PROMPT. Stop at the line containing "(comm) at (205,405.5)": repeat exactly every line of the entries below from the first up to it, plus that line, with pictures omitted.

SOURCE RECORDS.
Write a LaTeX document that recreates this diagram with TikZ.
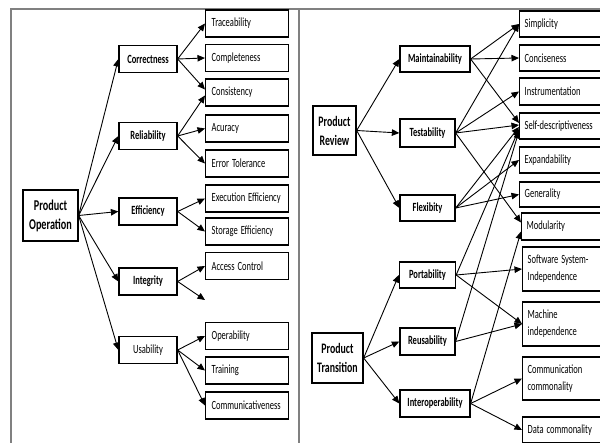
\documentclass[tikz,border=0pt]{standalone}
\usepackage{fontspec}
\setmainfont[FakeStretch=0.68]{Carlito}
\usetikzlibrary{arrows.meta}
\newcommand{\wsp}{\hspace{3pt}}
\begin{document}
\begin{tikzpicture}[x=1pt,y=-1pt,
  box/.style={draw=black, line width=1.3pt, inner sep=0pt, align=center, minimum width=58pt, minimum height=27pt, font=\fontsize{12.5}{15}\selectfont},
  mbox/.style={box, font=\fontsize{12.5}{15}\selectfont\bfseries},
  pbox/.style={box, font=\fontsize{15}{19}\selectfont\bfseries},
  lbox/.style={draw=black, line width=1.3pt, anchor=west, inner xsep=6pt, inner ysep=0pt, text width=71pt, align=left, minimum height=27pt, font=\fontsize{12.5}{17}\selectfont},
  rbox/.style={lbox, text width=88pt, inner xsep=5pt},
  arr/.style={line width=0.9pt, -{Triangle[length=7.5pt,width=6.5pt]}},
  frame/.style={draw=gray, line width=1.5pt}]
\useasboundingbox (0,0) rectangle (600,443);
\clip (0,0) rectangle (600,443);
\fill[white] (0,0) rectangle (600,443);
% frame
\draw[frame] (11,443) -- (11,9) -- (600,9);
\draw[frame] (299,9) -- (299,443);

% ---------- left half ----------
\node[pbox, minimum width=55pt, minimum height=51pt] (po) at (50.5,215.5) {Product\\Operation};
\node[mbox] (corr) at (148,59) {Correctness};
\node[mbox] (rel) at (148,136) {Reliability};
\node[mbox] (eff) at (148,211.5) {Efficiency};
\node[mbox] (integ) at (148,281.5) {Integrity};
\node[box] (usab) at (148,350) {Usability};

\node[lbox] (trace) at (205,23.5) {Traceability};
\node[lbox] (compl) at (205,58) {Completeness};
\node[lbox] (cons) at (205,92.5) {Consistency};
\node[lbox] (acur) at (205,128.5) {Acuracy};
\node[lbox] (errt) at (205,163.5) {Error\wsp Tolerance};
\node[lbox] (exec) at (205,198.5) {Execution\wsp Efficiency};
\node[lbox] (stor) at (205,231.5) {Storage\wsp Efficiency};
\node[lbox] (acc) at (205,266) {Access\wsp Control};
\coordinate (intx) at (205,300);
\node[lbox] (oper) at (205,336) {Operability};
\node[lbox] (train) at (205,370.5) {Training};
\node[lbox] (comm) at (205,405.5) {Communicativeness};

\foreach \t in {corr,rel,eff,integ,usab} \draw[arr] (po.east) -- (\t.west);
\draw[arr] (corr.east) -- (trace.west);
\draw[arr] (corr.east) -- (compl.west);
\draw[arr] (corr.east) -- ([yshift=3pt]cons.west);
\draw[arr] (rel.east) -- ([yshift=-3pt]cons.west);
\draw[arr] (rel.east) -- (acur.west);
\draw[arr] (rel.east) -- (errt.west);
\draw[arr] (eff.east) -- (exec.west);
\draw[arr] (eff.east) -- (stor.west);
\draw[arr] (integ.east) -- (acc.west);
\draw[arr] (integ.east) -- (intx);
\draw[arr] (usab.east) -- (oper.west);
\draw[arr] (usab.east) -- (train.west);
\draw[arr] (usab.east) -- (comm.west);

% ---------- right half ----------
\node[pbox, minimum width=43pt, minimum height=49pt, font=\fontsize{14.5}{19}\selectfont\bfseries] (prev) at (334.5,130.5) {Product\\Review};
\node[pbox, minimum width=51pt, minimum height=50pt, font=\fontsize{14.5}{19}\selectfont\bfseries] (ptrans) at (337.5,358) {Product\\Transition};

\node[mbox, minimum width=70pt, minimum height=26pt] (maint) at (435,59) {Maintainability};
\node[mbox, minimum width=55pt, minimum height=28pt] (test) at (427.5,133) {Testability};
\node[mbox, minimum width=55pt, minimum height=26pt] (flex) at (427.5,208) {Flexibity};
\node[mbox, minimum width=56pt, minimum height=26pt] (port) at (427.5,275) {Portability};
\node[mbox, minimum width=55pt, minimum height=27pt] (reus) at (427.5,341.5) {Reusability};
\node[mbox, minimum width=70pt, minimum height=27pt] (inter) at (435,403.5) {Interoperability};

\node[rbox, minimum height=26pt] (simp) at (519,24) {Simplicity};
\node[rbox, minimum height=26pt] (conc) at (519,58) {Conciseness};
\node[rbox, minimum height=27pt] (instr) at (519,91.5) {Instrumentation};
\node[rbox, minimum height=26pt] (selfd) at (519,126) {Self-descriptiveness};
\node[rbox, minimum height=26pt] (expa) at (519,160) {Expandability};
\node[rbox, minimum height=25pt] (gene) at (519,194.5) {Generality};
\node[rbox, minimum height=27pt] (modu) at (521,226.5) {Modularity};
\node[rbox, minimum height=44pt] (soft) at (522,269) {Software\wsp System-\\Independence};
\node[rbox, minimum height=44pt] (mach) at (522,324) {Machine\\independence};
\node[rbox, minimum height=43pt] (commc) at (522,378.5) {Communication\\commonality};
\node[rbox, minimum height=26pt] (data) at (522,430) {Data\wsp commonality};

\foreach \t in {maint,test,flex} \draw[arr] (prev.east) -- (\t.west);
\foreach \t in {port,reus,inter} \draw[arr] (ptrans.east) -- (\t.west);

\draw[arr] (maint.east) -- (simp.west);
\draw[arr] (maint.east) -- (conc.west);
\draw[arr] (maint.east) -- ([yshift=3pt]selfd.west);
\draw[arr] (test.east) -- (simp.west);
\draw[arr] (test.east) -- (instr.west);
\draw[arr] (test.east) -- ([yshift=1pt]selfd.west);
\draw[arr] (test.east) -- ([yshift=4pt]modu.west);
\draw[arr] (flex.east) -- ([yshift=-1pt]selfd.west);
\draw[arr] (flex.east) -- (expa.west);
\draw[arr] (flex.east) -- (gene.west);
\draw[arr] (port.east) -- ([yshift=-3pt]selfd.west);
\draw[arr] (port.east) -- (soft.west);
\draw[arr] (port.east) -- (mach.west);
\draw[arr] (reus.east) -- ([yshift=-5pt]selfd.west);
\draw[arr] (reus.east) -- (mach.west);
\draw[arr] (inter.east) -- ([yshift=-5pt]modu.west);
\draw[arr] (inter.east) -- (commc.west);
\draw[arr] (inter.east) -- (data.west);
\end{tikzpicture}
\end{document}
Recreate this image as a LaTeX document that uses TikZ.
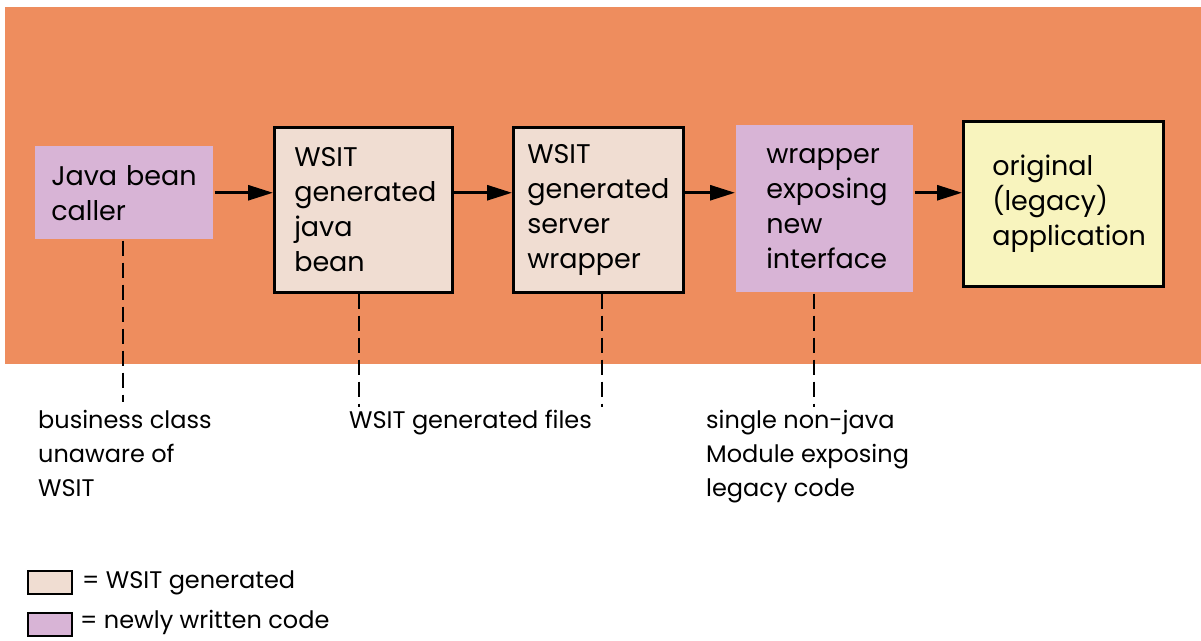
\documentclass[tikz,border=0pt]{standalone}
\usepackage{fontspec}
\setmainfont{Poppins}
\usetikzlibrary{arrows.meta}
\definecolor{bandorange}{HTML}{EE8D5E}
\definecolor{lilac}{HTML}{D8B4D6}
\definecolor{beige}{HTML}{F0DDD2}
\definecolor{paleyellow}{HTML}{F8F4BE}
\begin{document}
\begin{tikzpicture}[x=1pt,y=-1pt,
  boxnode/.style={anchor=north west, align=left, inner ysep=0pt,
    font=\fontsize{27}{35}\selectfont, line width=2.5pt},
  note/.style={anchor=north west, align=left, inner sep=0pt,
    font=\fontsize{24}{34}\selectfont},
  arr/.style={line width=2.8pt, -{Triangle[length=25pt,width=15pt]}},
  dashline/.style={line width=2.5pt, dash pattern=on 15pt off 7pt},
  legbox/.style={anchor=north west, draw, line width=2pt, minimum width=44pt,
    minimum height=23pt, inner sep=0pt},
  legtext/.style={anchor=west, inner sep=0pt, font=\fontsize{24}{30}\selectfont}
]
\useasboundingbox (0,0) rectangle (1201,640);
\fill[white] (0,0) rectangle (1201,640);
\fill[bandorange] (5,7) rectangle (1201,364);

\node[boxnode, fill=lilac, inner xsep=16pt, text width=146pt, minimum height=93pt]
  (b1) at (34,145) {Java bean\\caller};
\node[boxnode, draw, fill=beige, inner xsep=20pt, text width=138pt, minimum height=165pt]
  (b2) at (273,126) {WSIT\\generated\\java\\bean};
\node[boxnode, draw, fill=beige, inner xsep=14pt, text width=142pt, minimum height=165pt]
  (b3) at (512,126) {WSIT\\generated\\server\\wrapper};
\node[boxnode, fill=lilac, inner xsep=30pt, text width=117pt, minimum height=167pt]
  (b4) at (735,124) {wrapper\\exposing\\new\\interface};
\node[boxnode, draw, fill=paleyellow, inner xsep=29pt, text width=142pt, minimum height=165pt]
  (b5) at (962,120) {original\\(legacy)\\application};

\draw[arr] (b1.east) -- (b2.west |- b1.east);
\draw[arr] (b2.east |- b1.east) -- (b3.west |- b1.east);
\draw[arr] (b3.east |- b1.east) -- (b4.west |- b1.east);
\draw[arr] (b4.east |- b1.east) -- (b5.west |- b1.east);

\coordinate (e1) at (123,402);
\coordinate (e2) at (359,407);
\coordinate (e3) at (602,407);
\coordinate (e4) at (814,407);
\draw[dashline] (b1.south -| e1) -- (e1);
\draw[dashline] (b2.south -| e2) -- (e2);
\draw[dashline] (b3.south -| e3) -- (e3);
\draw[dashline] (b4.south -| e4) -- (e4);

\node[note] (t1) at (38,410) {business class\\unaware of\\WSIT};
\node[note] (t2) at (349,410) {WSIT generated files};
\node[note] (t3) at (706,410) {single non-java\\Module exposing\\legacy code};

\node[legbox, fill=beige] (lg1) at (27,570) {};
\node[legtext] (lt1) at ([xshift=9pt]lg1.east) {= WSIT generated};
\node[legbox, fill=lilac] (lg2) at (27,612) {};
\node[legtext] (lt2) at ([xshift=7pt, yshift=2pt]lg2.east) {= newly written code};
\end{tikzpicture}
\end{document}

CORRECT RESPONSE.
Write a LaTeX document that recreates this diagram with TikZ.
\documentclass[tikz,border=0pt]{standalone}
\usepackage{fontspec}
\setmainfont[FakeStretch=0.68]{Carlito}
\usetikzlibrary{arrows.meta}
\newcommand{\wsp}{\hspace{3pt}}
\begin{document}
\begin{tikzpicture}[x=1pt,y=-1pt,
  box/.style={draw=black, line width=1.3pt, inner sep=0pt, align=center, minimum width=58pt, minimum height=27pt, font=\fontsize{12.5}{15}\selectfont},
  mbox/.style={box, font=\fontsize{12.5}{15}\selectfont\bfseries},
  pbox/.style={box, font=\fontsize{15}{19}\selectfont\bfseries},
  lbox/.style={draw=black, line width=1.3pt, anchor=west, inner xsep=6pt, inner ysep=0pt, text width=71pt, align=left, minimum height=27pt, font=\fontsize{12.5}{17}\selectfont},
  rbox/.style={lbox, text width=88pt, inner xsep=5pt},
  arr/.style={line width=0.9pt, -{Triangle[length=7.5pt,width=6.5pt]}},
  frame/.style={draw=gray, line width=1.5pt}]
\useasboundingbox (0,0) rectangle (600,443);
\clip (0,0) rectangle (600,443);
\fill[white] (0,0) rectangle (600,443);
% frame
\draw[frame] (11,443) -- (11,9) -- (600,9);
\draw[frame] (299,9) -- (299,443);

% ---------- left half ----------
\node[pbox, minimum width=55pt, minimum height=51pt] (po) at (50.5,215.5) {Product\\Operation};
\node[mbox] (corr) at (148,59) {Correctness};
\node[mbox] (rel) at (148,136) {Reliability};
\node[mbox] (eff) at (148,211.5) {Efficiency};
\node[mbox] (integ) at (148,281.5) {Integrity};
\node[box] (usab) at (148,350) {Usability};

\node[lbox] (trace) at (205,23.5) {Traceability};
\node[lbox] (compl) at (205,58) {Completeness};
\node[lbox] (cons) at (205,92.5) {Consistency};
\node[lbox] (acur) at (205,128.5) {Acuracy};
\node[lbox] (errt) at (205,163.5) {Error\wsp Tolerance};
\node[lbox] (exec) at (205,198.5) {Execution\wsp Efficiency};
\node[lbox] (stor) at (205,231.5) {Storage\wsp Efficiency};
\node[lbox] (acc) at (205,266) {Access\wsp Control};
\coordinate (intx) at (205,300);
\node[lbox] (oper) at (205,336) {Operability};
\node[lbox] (train) at (205,370.5) {Training};
\node[lbox] (comm) at (205,405.5) {Communicativeness};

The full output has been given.